_TASK BRIEF_
Write out all the lines again, precisely as they stand, but without the images.

_SUPPLIED INFORMATION_
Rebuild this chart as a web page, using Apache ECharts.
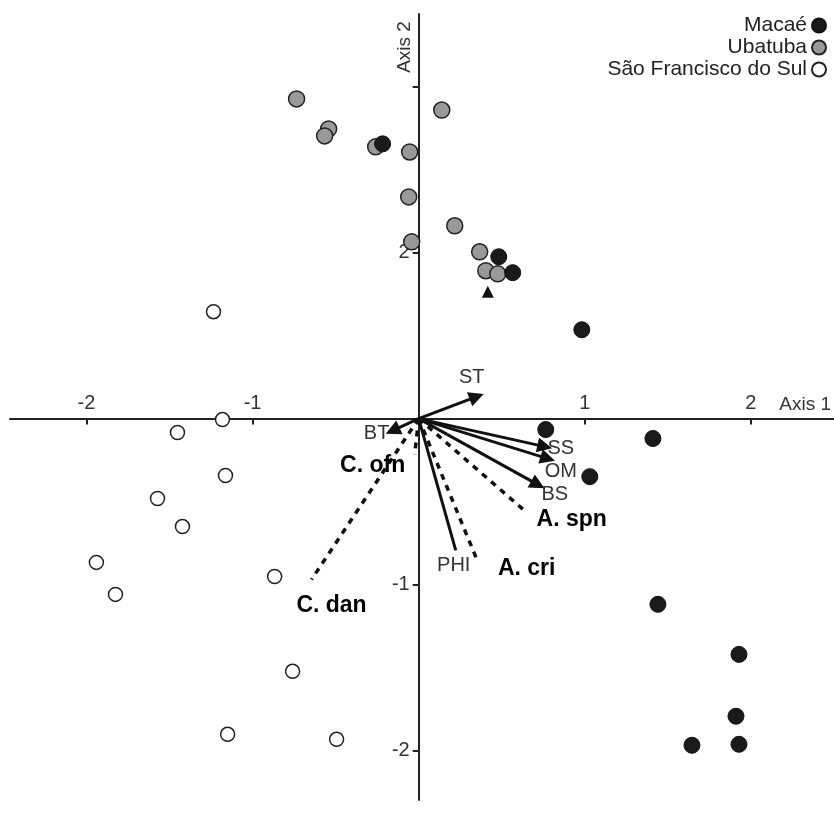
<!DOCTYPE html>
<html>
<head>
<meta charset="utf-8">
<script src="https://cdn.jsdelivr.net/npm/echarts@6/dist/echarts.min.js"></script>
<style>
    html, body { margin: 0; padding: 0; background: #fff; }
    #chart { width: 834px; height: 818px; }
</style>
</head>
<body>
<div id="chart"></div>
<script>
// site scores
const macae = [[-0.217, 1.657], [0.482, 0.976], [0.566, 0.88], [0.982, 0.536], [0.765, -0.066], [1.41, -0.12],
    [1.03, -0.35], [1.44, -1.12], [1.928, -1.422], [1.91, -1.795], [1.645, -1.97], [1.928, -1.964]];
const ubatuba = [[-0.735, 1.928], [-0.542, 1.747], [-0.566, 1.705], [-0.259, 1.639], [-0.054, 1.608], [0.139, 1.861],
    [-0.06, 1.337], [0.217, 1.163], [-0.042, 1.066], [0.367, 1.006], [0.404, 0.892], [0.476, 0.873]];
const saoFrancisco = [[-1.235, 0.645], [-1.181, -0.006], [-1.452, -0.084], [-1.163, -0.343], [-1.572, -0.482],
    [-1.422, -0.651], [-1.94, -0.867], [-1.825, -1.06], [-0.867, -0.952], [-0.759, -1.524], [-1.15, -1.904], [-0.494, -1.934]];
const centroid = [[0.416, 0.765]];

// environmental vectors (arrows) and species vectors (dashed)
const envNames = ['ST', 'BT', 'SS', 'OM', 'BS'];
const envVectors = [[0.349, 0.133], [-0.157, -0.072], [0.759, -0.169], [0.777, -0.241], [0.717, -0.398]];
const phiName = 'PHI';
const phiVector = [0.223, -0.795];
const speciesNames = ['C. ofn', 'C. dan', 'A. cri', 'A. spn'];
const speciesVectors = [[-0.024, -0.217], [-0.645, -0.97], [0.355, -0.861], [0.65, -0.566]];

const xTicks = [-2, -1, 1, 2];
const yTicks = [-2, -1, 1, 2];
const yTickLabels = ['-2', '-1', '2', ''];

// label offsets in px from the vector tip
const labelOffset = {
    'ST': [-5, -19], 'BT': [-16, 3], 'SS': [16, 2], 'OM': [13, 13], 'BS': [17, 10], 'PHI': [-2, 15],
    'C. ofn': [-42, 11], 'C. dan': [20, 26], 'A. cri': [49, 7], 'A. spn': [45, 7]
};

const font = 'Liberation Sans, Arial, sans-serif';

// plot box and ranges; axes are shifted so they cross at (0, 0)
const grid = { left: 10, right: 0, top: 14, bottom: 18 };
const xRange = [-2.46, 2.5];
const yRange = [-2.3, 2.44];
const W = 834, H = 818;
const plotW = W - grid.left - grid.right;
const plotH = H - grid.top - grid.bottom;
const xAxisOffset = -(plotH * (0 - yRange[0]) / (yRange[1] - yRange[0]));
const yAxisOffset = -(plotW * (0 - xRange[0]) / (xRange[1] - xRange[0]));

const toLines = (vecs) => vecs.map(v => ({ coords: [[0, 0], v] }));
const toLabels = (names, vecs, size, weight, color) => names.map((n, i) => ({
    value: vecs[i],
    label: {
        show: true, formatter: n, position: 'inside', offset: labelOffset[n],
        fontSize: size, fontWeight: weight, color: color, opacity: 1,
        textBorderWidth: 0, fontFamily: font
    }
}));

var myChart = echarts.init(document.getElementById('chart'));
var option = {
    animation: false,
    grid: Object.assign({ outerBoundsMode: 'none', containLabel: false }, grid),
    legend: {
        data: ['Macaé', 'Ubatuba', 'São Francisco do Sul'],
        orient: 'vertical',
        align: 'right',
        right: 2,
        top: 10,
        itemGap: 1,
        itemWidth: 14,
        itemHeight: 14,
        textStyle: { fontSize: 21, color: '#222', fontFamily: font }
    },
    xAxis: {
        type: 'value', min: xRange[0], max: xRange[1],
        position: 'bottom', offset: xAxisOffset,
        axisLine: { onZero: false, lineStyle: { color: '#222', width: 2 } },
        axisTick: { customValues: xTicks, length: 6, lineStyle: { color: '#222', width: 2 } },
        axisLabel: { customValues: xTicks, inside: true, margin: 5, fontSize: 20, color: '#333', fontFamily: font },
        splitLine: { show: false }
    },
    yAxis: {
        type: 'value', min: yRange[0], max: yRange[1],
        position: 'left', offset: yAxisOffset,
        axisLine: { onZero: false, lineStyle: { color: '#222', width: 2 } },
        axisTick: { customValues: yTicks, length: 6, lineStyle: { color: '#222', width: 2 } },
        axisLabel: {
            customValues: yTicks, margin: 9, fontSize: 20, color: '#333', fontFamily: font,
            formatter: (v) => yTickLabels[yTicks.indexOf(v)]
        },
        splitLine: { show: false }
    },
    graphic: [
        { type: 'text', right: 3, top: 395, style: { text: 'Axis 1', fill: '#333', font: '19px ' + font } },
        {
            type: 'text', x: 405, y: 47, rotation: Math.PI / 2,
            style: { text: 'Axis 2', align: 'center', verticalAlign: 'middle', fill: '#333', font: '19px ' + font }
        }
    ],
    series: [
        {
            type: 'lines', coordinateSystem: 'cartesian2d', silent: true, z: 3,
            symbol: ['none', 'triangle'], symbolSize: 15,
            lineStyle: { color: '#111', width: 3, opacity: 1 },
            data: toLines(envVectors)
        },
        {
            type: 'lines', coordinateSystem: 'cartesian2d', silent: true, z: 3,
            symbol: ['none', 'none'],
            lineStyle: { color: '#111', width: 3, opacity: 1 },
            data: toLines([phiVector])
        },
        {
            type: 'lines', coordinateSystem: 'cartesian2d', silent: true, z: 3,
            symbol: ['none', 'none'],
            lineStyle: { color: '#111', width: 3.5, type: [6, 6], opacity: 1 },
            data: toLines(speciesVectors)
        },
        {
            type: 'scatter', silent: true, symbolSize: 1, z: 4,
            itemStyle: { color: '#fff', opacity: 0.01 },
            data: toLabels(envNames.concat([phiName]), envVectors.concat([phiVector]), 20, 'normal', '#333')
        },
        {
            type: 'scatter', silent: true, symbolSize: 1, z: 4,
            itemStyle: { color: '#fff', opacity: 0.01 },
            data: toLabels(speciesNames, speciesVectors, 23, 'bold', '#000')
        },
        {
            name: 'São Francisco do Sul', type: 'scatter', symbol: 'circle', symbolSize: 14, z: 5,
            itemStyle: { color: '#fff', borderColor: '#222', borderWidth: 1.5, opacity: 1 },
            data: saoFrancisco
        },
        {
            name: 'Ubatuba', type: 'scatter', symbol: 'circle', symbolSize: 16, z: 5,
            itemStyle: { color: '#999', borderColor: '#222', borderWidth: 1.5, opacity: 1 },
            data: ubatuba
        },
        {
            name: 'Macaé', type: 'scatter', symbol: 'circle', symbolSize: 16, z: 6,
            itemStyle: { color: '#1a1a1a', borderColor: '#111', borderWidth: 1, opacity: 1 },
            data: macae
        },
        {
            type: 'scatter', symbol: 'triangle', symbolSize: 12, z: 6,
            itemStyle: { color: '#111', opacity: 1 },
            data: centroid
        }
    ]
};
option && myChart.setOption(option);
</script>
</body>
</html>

_RESPONSE_
Rebuild this chart as a web page, using Apache ECharts.
<!DOCTYPE html>
<html>
<head>
<meta charset="utf-8">
<script src="https://cdn.jsdelivr.net/npm/echarts@6/dist/echarts.min.js"></script>
<style>
    html, body { margin: 0; padding: 0; background: #fff; }
    #chart { width: 834px; height: 818px; }
</style>
</head>
<body>
<div id="chart"></div>
<script>
// site scores
const macae = [[-0.217, 1.657], [0.482, 0.976], [0.566, 0.88], [0.982, 0.536], [0.765, -0.066], [1.41, -0.12],
    [1.03, -0.35], [1.44, -1.12], [1.928, -1.422], [1.91, -1.795], [1.645, -1.97], [1.928, -1.964]];
const ubatuba = [[-0.735, 1.928], [-0.542, 1.747], [-0.566, 1.705], [-0.259, 1.639], [-0.054, 1.608], [0.139, 1.861],
    [-0.06, 1.337], [0.217, 1.163], [-0.042, 1.066], [0.367, 1.006], [0.404, 0.892], [0.476, 0.873]];
const saoFrancisco = [[-1.235, 0.645], [-1.181, -0.006], [-1.452, -0.084], [-1.163, -0.343], [-1.572, -0.482],
    [-1.422, -0.651], [-1.94, -0.867], [-1.825, -1.06], [-0.867, -0.952], [-0.759, -1.524], [-1.15, -1.904], [-0.494, -1.934]];
const centroid = [[0.416, 0.765]];

// environmental vectors (arrows) and species vectors (dashed)
const envNames = ['ST', 'BT', 'SS', 'OM', 'BS'];
const envVectors = [[0.349, 0.133], [-0.157, -0.072], [0.759, -0.169], [0.777, -0.241], [0.717, -0.398]];
const phiName = 'PHI';
const phiVector = [0.223, -0.795];
const speciesNames = ['C. ofn', 'C. dan', 'A. cri', 'A. spn'];
const speciesVectors = [[-0.024, -0.217], [-0.645, -0.97], [0.355, -0.861], [0.65, -0.566]];

const xTicks = [-2, -1, 1, 2];
const yTicks = [-2, -1, 1, 2];
const yTickLabels = ['-2', '-1', '2', ''];

// label offsets in px from the vector tip
const labelOffset = {
    'ST': [-5, -19], 'BT': [-16, 3], 'SS': [16, 2], 'OM': [13, 13], 'BS': [17, 10], 'PHI': [-2, 15],
    'C. ofn': [-42, 11], 'C. dan': [20, 26], 'A. cri': [49, 7], 'A. spn': [45, 7]
};

const font = 'Liberation Sans, Arial, sans-serif';

// plot box and ranges; axes are shifted so they cross at (0, 0)
const grid = { left: 10, right: 0, top: 14, bottom: 18 };
const xRange = [-2.46, 2.5];
const yRange = [-2.3, 2.44];
const W = 834, H = 818;
const plotW = W - grid.left - grid.right;
const plotH = H - grid.top - grid.bottom;
const xAxisOffset = -(plotH * (0 - yRange[0]) / (yRange[1] - yRange[0]));
const yAxisOffset = -(plotW * (0 - xRange[0]) / (xRange[1] - xRange[0]));

const toLines = (vecs) => vecs.map(v => ({ coords: [[0, 0], v] }));
const toLabels = (names, vecs, size, weight, color) => names.map((n, i) => ({
    value: vecs[i],
    label: {
        show: true, formatter: n, position: 'inside', offset: labelOffset[n],
        fontSize: size, fontWeight: weight, color: color, opacity: 1,
        textBorderWidth: 0, fontFamily: font
    }
}));

var myChart = echarts.init(document.getElementById('chart'));
var option = {
    animation: false,
    grid: Object.assign({ outerBoundsMode: 'none', containLabel: false }, grid),
    legend: {
        data: ['Macaé', 'Ubatuba', 'São Francisco do Sul'],
        orient: 'vertical',
        align: 'right',
        right: 2,
        top: 10,
        itemGap: 1,
        itemWidth: 14,
        itemHeight: 14,
        textStyle: { fontSize: 21, color: '#222', fontFamily: font }
    },
    xAxis: {
        type: 'value', min: xRange[0], max: xRange[1],
        position: 'bottom', offset: xAxisOffset,
        axisLine: { onZero: false, lineStyle: { color: '#222', width: 2 } },
        axisTick: { customValues: xTicks, length: 6, lineStyle: { color: '#222', width: 2 } },
        axisLabel: { customValues: xTicks, inside: true, margin: 5, fontSize: 20, color: '#333', fontFamily: font },
        splitLine: { show: false }
    },
    yAxis: {
        type: 'value', min: yRange[0], max: yRange[1],
        position: 'left', offset: yAxisOffset,
        axisLine: { onZero: false, lineStyle: { color: '#222', width: 2 } },
        axisTick: { customValues: yTicks, length: 6, lineStyle: { color: '#222', width: 2 } },
        axisLabel: {
            customValues: yTicks, margin: 9, fontSize: 20, color: '#333', fontFamily: font,
            formatter: (v) => yTickLabels[yTicks.indexOf(v)]
        },
        splitLine: { show: false }
    },
    graphic: [
        { type: 'text', right: 3, top: 395, style: { text: 'Axis 1', fill: '#333', font: '19px ' + font } },
        {
            type: 'text', x: 405, y: 47, rotation: Math.PI / 2,
            style: { text: 'Axis 2', align: 'center', verticalAlign: 'middle', fill: '#333', font: '19px ' + font }
        }
    ],
    series: [
        {
            type: 'lines', coordinateSystem: 'cartesian2d', silent: true, z: 3,
            symbol: ['none', 'triangle'], symbolSize: 15,
            lineStyle: { color: '#111', width: 3, opacity: 1 },
            data: toLines(envVectors)
        },
        {
            type: 'lines', coordinateSystem: 'cartesian2d', silent: true, z: 3,
            symbol: ['none', 'none'],
            lineStyle: { color: '#111', width: 3, opacity: 1 },
            data: toLines([phiVector])
        },
        {
            type: 'lines', coordinateSystem: 'cartesian2d', silent: true, z: 3,
            symbol: ['none', 'none'],
            lineStyle: { color: '#111', width: 3.5, type: [6, 6], opacity: 1 },
            data: toLines(speciesVectors)
        },
        {
            type: 'scatter', silent: true, symbolSize: 1, z: 4,
            itemStyle: { color: '#fff', opacity: 0.01 },
            data: toLabels(envNames.concat([phiName]), envVectors.concat([phiVector]), 20, 'normal', '#333')
        },
        {
            type: 'scatter', silent: true, symbolSize: 1, z: 4,
            itemStyle: { color: '#fff', opacity: 0.01 },
            data: toLabels(speciesNames, speciesVectors, 23, 'bold', '#000')
        },
        {
            name: 'São Francisco do Sul', type: 'scatter', symbol: 'circle', symbolSize: 14, z: 5,
            itemStyle: { color: '#fff', borderColor: '#222', borderWidth: 1.5, opacity: 1 },
            data: saoFrancisco
        },
        {
            name: 'Ubatuba', type: 'scatter', symbol: 'circle', symbolSize: 16, z: 5,
            itemStyle: { color: '#999', borderColor: '#222', borderWidth: 1.5, opacity: 1 },
            data: ubatuba
        },
        {
            name: 'Macaé', type: 'scatter', symbol: 'circle', symbolSize: 16, z: 6,
            itemStyle: { color: '#1a1a1a', borderColor: '#111', borderWidth: 1, opacity: 1 },
            data: macae
        },
        {
            type: 'scatter', symbol: 'triangle', symbolSize: 12, z: 6,
            itemStyle: { color: '#111', opacity: 1 },
            data: centroid
        }
    ]
};
option && myChart.setOption(option);
</script>
</body>
</html>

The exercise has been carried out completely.